I have a decent system (HP Envy with Core i7-4790@3.6GHz, 24GB RAM, SATA SSD) that's served me well for at least four years. I upgraded the video card from the GTX 960 that it came with from the factory to a GTX 1660 Super (based upon some extremely helpful advice from a couple of TH members). The improvement in photo editing and Handbrake performance was tremendous. Okay; that's the back story.

I recently helped a client migrate from an old bottom of the line iMac to a PC and, based upon her budget, went with a nice HP with a Ryzen 7 4700G@3.6GHz, 16GB RAM, M.2 SSD and a GTX 1660 Super.

Maybe you can see where I'm heading. I figured why not test both machines with a Handbrake transcoding task? so that's what I did.

The task took just under 10 minutes on the Core i7 while it took about 6.5 min on the Ryzen. That's a pretty healthy improvement. I'm not inclined to think the 8GB of extra RAM on the Core i7 machine made any substantive difference. As Handbrake utilizes the GPU (if you tell it to) and that choice makes a massive improvement over not using the GPU, and Handbrake's task is, generally, read the next frame from the source, do any necessary conversion, drop the converted frame into the destination container, rinse and repeat until done (plus the audio conversion which, presumably, is more CPU than GPU directed - but I'll let others opine as I simply don't know), the improved performance of the Ryzen machine should be due to a number of things:
  1. The Ryzen's 8 cores over the Core i7's 4 cores. Handbrake's docs say 6 cores is optimum with diminishing returns for more cores.
  2. The Ryzen can ramp up to 4.4GHz while the Core i7 can do 4.0GHz.
  3. The Ryzen's single-core performance is about 20% faster than the Core i7 (in Passmark) so that may carry over to multiple cores in some fashion.
  4. The Ryzen's CPU Mark score is about 285% compared to a 100% rating for the Core i7. (Is this multi-core?)
  5. The Ryzen machine has an M.2 SSD while the Core i7 machine has an older 2.5" SATA SSD. I think this makes a big difference as I remember upgrading from a spinner HD to a SATA SSD improved everything regardless of whether it was my Core i7 PC or an old 2005 white MacBook. Handbrake's job is to read, process, and write over and over again so drive speed is critically important; the M.2 is at least 2X faster than the SATA SSD, IIRC.
Generally speaking, the Ryzen machine boots faster and is just snappier in everything I tried (web browsing, LibreOffice, Handbrake, even Windows Explorer). But where do you, dear members, think the improvement in performance resides?

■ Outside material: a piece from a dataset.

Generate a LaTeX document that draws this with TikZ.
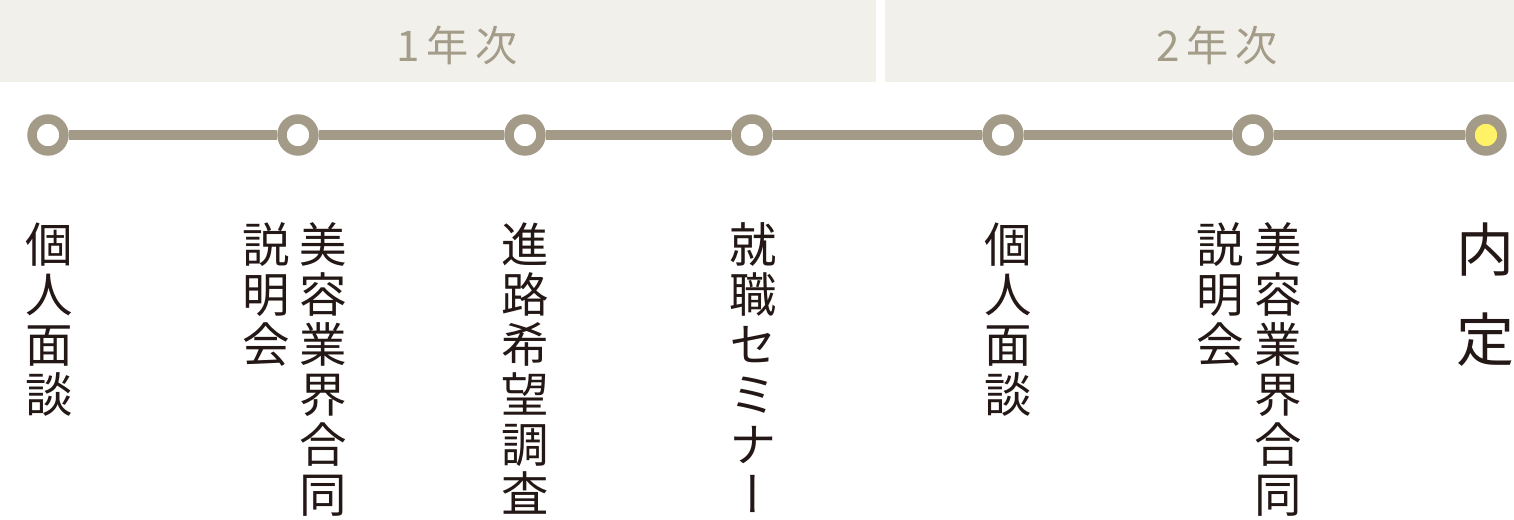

Would next year's Ryzen 7 be worth the wait? (I know the answer here: Next year it will always be faster.)

Of course, there's always some budget consideration. Spending 1/3 the cost of the entire box for the video card seems ludicrous (especially since the 1660 Super seems to be providing excellent performance for LR and Handbrake). If you're a gamer, then you won't agree with the previous sentence.

Bottom line: This post isn't a cry for help (as I've been provided excellent help in choosing that 1660 Super for the upgrade I did). I had an opportunity to run a test with one important component being a constant in two machines built five years apart and I guess this shows how a combination of radically improved storage speed and CPU efficiency can make a huge difference given identical GPUs. It was an interesting test that cost me nothing but some time (as my client paid for the machine and it's now purring on her desk).

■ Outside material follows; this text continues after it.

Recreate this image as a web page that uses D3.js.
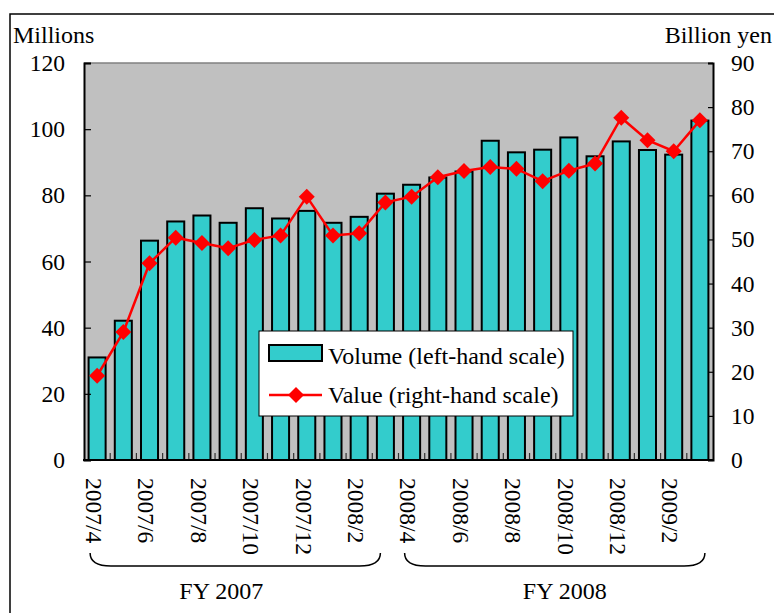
<!DOCTYPE html>
<html>
<head>
<meta charset="utf-8">
<script src="https://cdn.jsdelivr.net/npm/d3@7"></script>
<style>
    body { margin: 0; background: #fff; }
    svg text { font-family: "Liberation Serif", "Times New Roman", serif; fill: #000; }
</style>
</head>
<body>
<div id="chart"></div>
<script>
var months = ["2007/4", "2007/5", "2007/6", "2007/7", "2007/8", "2007/9", "2007/10", "2007/11",
    "2007/12", "2008/1", "2008/2", "2008/3", "2008/4", "2008/5", "2008/6", "2008/7", "2008/8",
    "2008/9", "2008/10", "2008/11", "2008/12", "2009/1", "2009/2", "2009/3"];

// volume, millions (left-hand scale)
var volume = [31.0, 42.1, 66.3, 72.1, 73.9, 71.7, 76.1, 73.0, 75.3, 71.7, 73.5, 80.5,
    83.2, 85.4, 87.2, 96.5, 93.0, 93.8, 97.5, 91.8, 96.3, 93.7, 92.3, 102.6];

// value, billion yen (right-hand scale)
var value = [19.1, 29.0, 44.6, 50.4, 49.2, 48.0, 49.9, 50.9, 59.7, 50.9, 51.4, 58.4,
    59.7, 64.1, 65.5, 66.4, 66.0, 63.2, 65.6, 67.2, 77.6, 72.5, 70.0, 77.0];

var leftTicks = [0, 20, 40, 60, 80, 100, 120];
var rightTicks = [0, 10, 20, 30, 40, 50, 60, 70, 80, 90];
var fiscalYears = [
    { label: "FY 2007", first: "2007/4", last: "2008/3" },
    { label: "FY 2008", first: "2008/4", last: "2009/3" }
];
var legendItems = ["Volume (left-hand scale)", "Value (right-hand scale)"];

var W = 774, H = 613;
var plot = { left: 84, right: 713, top: 63, bottom: 460 };

var svg = d3.select("#chart").append("svg")
    .attr("width", W)
    .attr("height", H);

// outer frame (runs off the picture on the right and bottom)
svg.append("rect")
    .attr("x", 10).attr("y", 14)
    .attr("width", 820).attr("height", 700)
    .attr("fill", "none")
    .attr("stroke", "#000")
    .attr("stroke-width", 1.5);

var x = d3.scaleBand()
    .domain(months)
    .range([plot.left, plot.right])
    .paddingInner(0.35)
    .paddingOuter(0.175);

var yL = d3.scaleLinear().domain([0, 120]).range([plot.bottom, plot.top]);
var yR = d3.scaleLinear().domain([0, 90]).range([plot.bottom, plot.top]);

function cx(m) { return x(m) + x.bandwidth() / 2; }

// plot background
svg.append("rect")
    .attr("x", plot.left).attr("y", plot.top)
    .attr("width", plot.right - plot.left)
    .attr("height", plot.bottom - plot.top)
    .attr("fill", "#c0c0c0");

svg.append("line")
    .attr("x1", plot.left).attr("x2", plot.right)
    .attr("y1", plot.top).attr("y2", plot.top)
    .attr("stroke", "#808080")
    .attr("stroke-width", 1.5);

// bars
svg.selectAll(".bar")
    .data(volume)
    .enter()
    .append("rect")
    .attr("class", "bar")
    .attr("x", function (d, i) { return x(months[i]); })
    .attr("y", function (d) { return yL(d); })
    .attr("width", x.bandwidth())
    .attr("height", function (d) { return yL(0) - yL(d); })
    .attr("fill", "#33cccc")
    .attr("stroke", "#000")
    .attr("stroke-width", 2);

// category boundary ticks on the bottom axis
var half = (x.step() - x.bandwidth()) / 2;
svg.selectAll(".xtick")
    .data(months.slice(1))
    .enter()
    .append("line")
    .attr("class", "xtick")
    .attr("x1", function (d) { return x(d) - half; })
    .attr("x2", function (d) { return x(d) - half; })
    .attr("y1", plot.bottom)
    .attr("y2", plot.bottom - 7)
    .attr("stroke", "#333")
    .attr("stroke-width", 1.2);

// axes
var axisL = svg.append("g")
    .attr("transform", "translate(" + plot.left + ",0)")
    .call(d3.axisLeft(yL).tickValues(leftTicks).tickSize(-7).tickPadding(19));

var axisR = svg.append("g")
    .attr("transform", "translate(" + plot.right + ",0)")
    .call(d3.axisRight(yR).tickValues(rightTicks).tickSize(-5).tickPadding(18));

[axisL, axisR].forEach(function (a) {
    a.attr("font-family", null);
    a.select(".domain").attr("stroke", "#000").attr("stroke-width", 2);
    a.selectAll(".tick line").attr("stroke", "#000").attr("stroke-width", 1.2);
    a.selectAll(".tick text")
        .style("font-size", "23.5px")
        .attr("fill", "#000");
});

svg.append("line")
    .attr("x1", plot.left - 1).attr("x2", plot.right + 1)
    .attr("y1", plot.bottom).attr("y2", plot.bottom)
    .attr("stroke", "#000")
    .attr("stroke-width", 2);

// value line + diamonds
var line = d3.line()
    .x(function (d, i) { return cx(months[i]); })
    .y(function (d) { return yR(d); });

svg.append("path")
    .datum(value)
    .attr("d", line)
    .attr("fill", "none")
    .attr("stroke", "#ff0000")
    .attr("stroke-width", 2.5);

var diamond = "M0,-8L8,0L0,8L-8,0Z";
svg.selectAll(".pt")
    .data(value)
    .enter()
    .append("path")
    .attr("class", "pt")
    .attr("d", diamond)
    .attr("transform", function (d, i) {
        return "translate(" + cx(months[i]) + "," + yR(d) + ")";
    })
    .attr("fill", "#ff0000");

// axis titles
svg.append("text")
    .attr("x", 13).attr("y", 43)
    .style("font-size", "24px")
    .text("Millions");

svg.append("text")
    .attr("x", 772).attr("y", 43)
    .attr("text-anchor", "end")
    .style("font-size", "24px")
    .text("Billion yen");

// month labels, every other month, rotated
svg.selectAll(".mlabel")
    .data(months.filter(function (d, i) { return i % 2 === 0; }))
    .enter()
    .append("text")
    .attr("class", "mlabel")
    .attr("transform", function (d) {
        return "translate(" + (cx(d) - 3) + ",478) rotate(90)";
    })
    .attr("dy", "0.35em")
    .style("font-size", "23.5px")
    .text(function (d) { return d; });

// fiscal year braces
var fyShift = [-14, 10];
fiscalYears.forEach(function (fy, k) {
    var x0 = cx(fy.first) - 7;
    var x1 = k === 0 ? cx(fy.last) - 5 : cx(fy.last) + 5;
    var yTop = 553, yBot = 566, r = 13;
    svg.append("path")
        .attr("d", "M" + x0 + "," + yTop +
            " Q" + x0 + "," + yBot + " " + (x0 + r * 1.6) + "," + yBot +
            " L" + (x1 - r * 1.6) + "," + yBot +
            " Q" + x1 + "," + yBot + " " + x1 + "," + yTop)
        .attr("fill", "none")
        .attr("stroke", "#000")
        .attr("stroke-width", 1.5);

    svg.append("text")
        .attr("x", (x0 + x1) / 2 + fyShift[k])
        .attr("y", 599)
        .attr("text-anchor", "middle")
        .style("font-size", "24px")
        .text(fy.label);
});

// legend
var legend = svg.append("g").attr("transform", "translate(259,331)");

legend.append("rect")
    .attr("width", 314).attr("height", 85)
    .attr("fill", "#fff")
    .attr("stroke", "#000")
    .attr("stroke-width", 1);

legend.append("rect")
    .attr("x", 10).attr("y", 14)
    .attr("width", 53).attr("height", 16)
    .attr("fill", "#33cccc")
    .attr("stroke", "#000")
    .attr("stroke-width", 2);

legend.append("line")
    .attr("x1", 10).attr("x2", 63)
    .attr("y1", 64).attr("y2", 64)
    .attr("stroke", "#ff0000")
    .attr("stroke-width", 2.5);

legend.append("path")
    .attr("d", diamond)
    .attr("transform", "translate(37,64)")
    .attr("fill", "#ff0000");

legend.selectAll(".ltext")
    .data(legendItems)
    .enter()
    .append("text")
    .attr("class", "ltext")
    .attr("x", 69)
    .attr("y", function (d, i) { return 33 + i * 39; })
    .style("font-size", "24px")
    .text(function (d) { return d; });
</script>
</body>
</html>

If you'd like to contribute to this thread, please do so. I'm not making any definitive pronouncements, just trying to provide a bit of clarity in comparison-shopping. :LOL:

Stay safe, everyone.

Barry
 

g-unit1111

Titan
Moderator
Of course it would boot faster, you're comparing a 2020 system to a 2014 system, things improve and change in 6+ years of computing. Everything will get faster and better in that length of time. But some other observations:

The Ryzen's 8 cores over the Core i7's 4 cores. Handbrake's docs say 6 cores is optimum with diminishing returns for more cores
That's certainly debatable. The thing is that video-based benchmarks like Handbrake are synthetic and they don't test the real-world hardware usage scenarios that a comprehensive benchmarking program like 3DMark would. You can certainly use those numbers as a basis for comparison but in reality they don't stress test the hardware the way that a professional benchmarking suite would. You'd probably get way different benchmarks depending on which software suite you would use.

The Ryzen can ramp up to 4.4GHz while the Core i7 can do 4.0GHz.
You're comparing the Ryzen 7 4600G, which is a laptop CPU, to a desktop i7-4790. That's a 6 year old desktop CPU vs a current laptop CPU. That's not really a very favorable comparison.

The Ryzen's single-core performance is about 20% faster than the Core i7 (in Passmark) so that may carry over to multiple cores in some fashion.
Again, you're basically comparing apples to oranges here, there might be some truth to that but I wouldn't read too much into it.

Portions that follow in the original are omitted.